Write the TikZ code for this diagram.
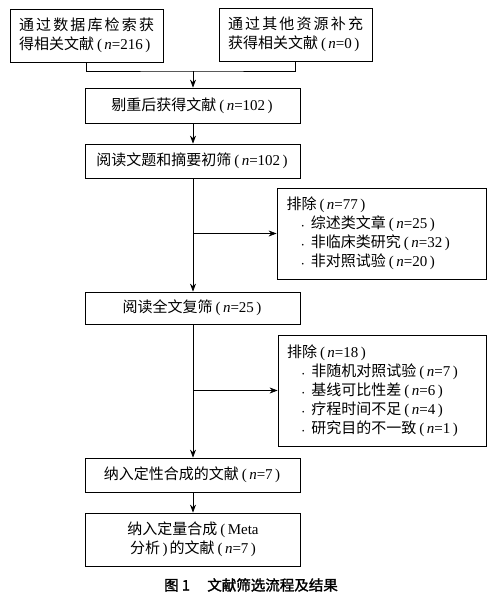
\documentclass[tikz,border=0pt]{standalone}
\usepackage{fontspec}
\setmainfont{Liberation Serif}
\newfontfamily\cjk{Noto Sans CJK SC}
\newfontfamily\cjkbf[FakeBold=1.6]{Noto Sans CJK SC}
\usetikzlibrary{arrows.meta,positioning}
\XeTeXlinebreaklocale "zh"
\XeTeXlinebreakskip=0pt plus 2pt
\newcommand{\cnt}[1]{\hspace{3pt}{\rmfamily(\hspace{2.5pt}\textit{n}=#1\hspace{2.5pt})}\hspace{2pt}}
\newcommand{\itm}[1]{\hspace*{15pt}{\rmfamily\scriptsize\textbullet}\hspace{7pt}#1}
\tikzset{
  box/.style={draw, line width=0.8pt, minimum width=215pt, inner sep=0pt, align=center, font=\fontsize{15}{19}\selectfont\cjk},
  srcbox/.style={box, minimum width=153pt, minimum height=53pt, text width=135pt, align=justify},
  exbox/.style={draw, line width=0.8pt, inner xsep=9pt, inner ysep=0pt, text width=190pt, align=left, font=\fontsize{15}{19}\selectfont\cjk},
  arr/.style={-{Stealth[length=8pt,width=6pt]}, line width=0.8pt},
}
\begin{document}
\begin{tikzpicture}[x=1pt,y=-1pt]
  \useasboundingbox (0,0) rectangle (502,602);
  \node[srcbox] (db) at (86.5,35.5) {通过数据库检索获\linebreak\mbox{得相关文献\cnt{216}}};
  \node[srcbox] (other) at (295.5,34.5) {通过其他资源补充\linebreak\mbox{获得相关文献\cnt{0}}};
  \node[box, minimum height=35pt] (dedup) at (193,105.5) {剔重后获得文献\cnt{102}};
  \node[box, minimum height=34pt] (title) at (193,161) {阅读文题和摘要初筛\cnt{102}};
  \node[exbox, minimum width=209pt, minimum height=91pt] (ex1) at (381.5,233.5) {排除\cnt{77}\\
    \itm{综述类文章\cnt{25}}\\
    \itm{非临床类研究\cnt{32}}\\
    \itm{非对照试验\cnt{20}}};
  \node[box, minimum height=32pt] (full) at (193,308) {阅读全文复筛\cnt{25}};
  \node[exbox, minimum width=208pt, minimum height=111pt] (ex2) at (382,390.5) {排除\cnt{18}\\
    \itm{非随机对照试验\cnt{7}}\\
    \itm{基线可比性差\cnt{6}}\\
    \itm{疗程时间不足\cnt{4}}\\
    \itm{研究目的不一致\cnt{1}}};
  \node[box, minimum height=34pt] (qual) at (193,475) {纳入定性合成的文献\cnt{7}};
  \node[box, minimum height=53pt] (meta) at (193,539.5) {纳入定量合成\hspace{3pt}{\rmfamily(\hspace{2.5pt}Meta}\\分析{\rmfamily\hspace{2.5pt})}\hspace{2pt}的文献\cnt{7}};
  \node[font=\fontsize{14.5}{16}\selectfont\cjkbf] (cap) at (251,585) {图 1\hspace{1.2em}文献筛选流程及结果};
  % connectors
  \coordinate (mrg) at (193,71);
  \coordinate (br1) at (title.south |- ex1.west);
  \coordinate (br2) at (full.south |- ex2.west);
  \draw[line width=0.8pt] (db.south) |- (mrg) -| (other.south);
  \draw[arr] (mrg) -- (dedup);
  \draw[arr] (dedup) -- (title);
  \draw[arr] (title) -- (full);
  \draw[arr] (br1) -- (ex1.west);
  \draw[arr] (full) -- (qual);
  \draw[arr] (br2) -- (ex2.west);
  \draw[arr] (qual) -- (meta);
\end{tikzpicture}
\end{document}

──────

• [WHAT IS EXPECTED]
Make an exact copy of the listing above. Do not include the pictures.

• [FINISHED TASK]
Write the TikZ code for this diagram.
\documentclass[tikz,border=0pt]{standalone}
\usepackage{fontspec}
\setmainfont{Liberation Serif}
\newfontfamily\cjk{Noto Sans CJK SC}
\newfontfamily\cjkbf[FakeBold=1.6]{Noto Sans CJK SC}
\usetikzlibrary{arrows.meta,positioning}
\XeTeXlinebreaklocale "zh"
\XeTeXlinebreakskip=0pt plus 2pt
\newcommand{\cnt}[1]{\hspace{3pt}{\rmfamily(\hspace{2.5pt}\textit{n}=#1\hspace{2.5pt})}\hspace{2pt}}
\newcommand{\itm}[1]{\hspace*{15pt}{\rmfamily\scriptsize\textbullet}\hspace{7pt}#1}
\tikzset{
  box/.style={draw, line width=0.8pt, minimum width=215pt, inner sep=0pt, align=center, font=\fontsize{15}{19}\selectfont\cjk},
  srcbox/.style={box, minimum width=153pt, minimum height=53pt, text width=135pt, align=justify},
  exbox/.style={draw, line width=0.8pt, inner xsep=9pt, inner ysep=0pt, text width=190pt, align=left, font=\fontsize{15}{19}\selectfont\cjk},
  arr/.style={-{Stealth[length=8pt,width=6pt]}, line width=0.8pt},
}
\begin{document}
\begin{tikzpicture}[x=1pt,y=-1pt]
  \useasboundingbox (0,0) rectangle (502,602);
  \node[srcbox] (db) at (86.5,35.5) {通过数据库检索获\linebreak\mbox{得相关文献\cnt{216}}};
  \node[srcbox] (other) at (295.5,34.5) {通过其他资源补充\linebreak\mbox{获得相关文献\cnt{0}}};
  \node[box, minimum height=35pt] (dedup) at (193,105.5) {剔重后获得文献\cnt{102}};
  \node[box, minimum height=34pt] (title) at (193,161) {阅读文题和摘要初筛\cnt{102}};
  \node[exbox, minimum width=209pt, minimum height=91pt] (ex1) at (381.5,233.5) {排除\cnt{77}\\
    \itm{综述类文章\cnt{25}}\\
    \itm{非临床类研究\cnt{32}}\\
    \itm{非对照试验\cnt{20}}};
  \node[box, minimum height=32pt] (full) at (193,308) {阅读全文复筛\cnt{25}};
  \node[exbox, minimum width=208pt, minimum height=111pt] (ex2) at (382,390.5) {排除\cnt{18}\\
    \itm{非随机对照试验\cnt{7}}\\
    \itm{基线可比性差\cnt{6}}\\
    \itm{疗程时间不足\cnt{4}}\\
    \itm{研究目的不一致\cnt{1}}};
  \node[box, minimum height=34pt] (qual) at (193,475) {纳入定性合成的文献\cnt{7}};
  \node[box, minimum height=53pt] (meta) at (193,539.5) {纳入定量合成\hspace{3pt}{\rmfamily(\hspace{2.5pt}Meta}\\分析{\rmfamily\hspace{2.5pt})}\hspace{2pt}的文献\cnt{7}};
  \node[font=\fontsize{14.5}{16}\selectfont\cjkbf] (cap) at (251,585) {图 1\hspace{1.2em}文献筛选流程及结果};
  % connectors
  \coordinate (mrg) at (193,71);
  \coordinate (br1) at (title.south |- ex1.west);
  \coordinate (br2) at (full.south |- ex2.west);
  \draw[line width=0.8pt] (db.south) |- (mrg) -| (other.south);
  \draw[arr] (mrg) -- (dedup);
  \draw[arr] (dedup) -- (title);
  \draw[arr] (title) -- (full);
  \draw[arr] (br1) -- (ex1.west);
  \draw[arr] (full) -- (qual);
  \draw[arr] (br2) -- (ex2.west);
  \draw[arr] (qual) -- (meta);
\end{tikzpicture}
\end{document}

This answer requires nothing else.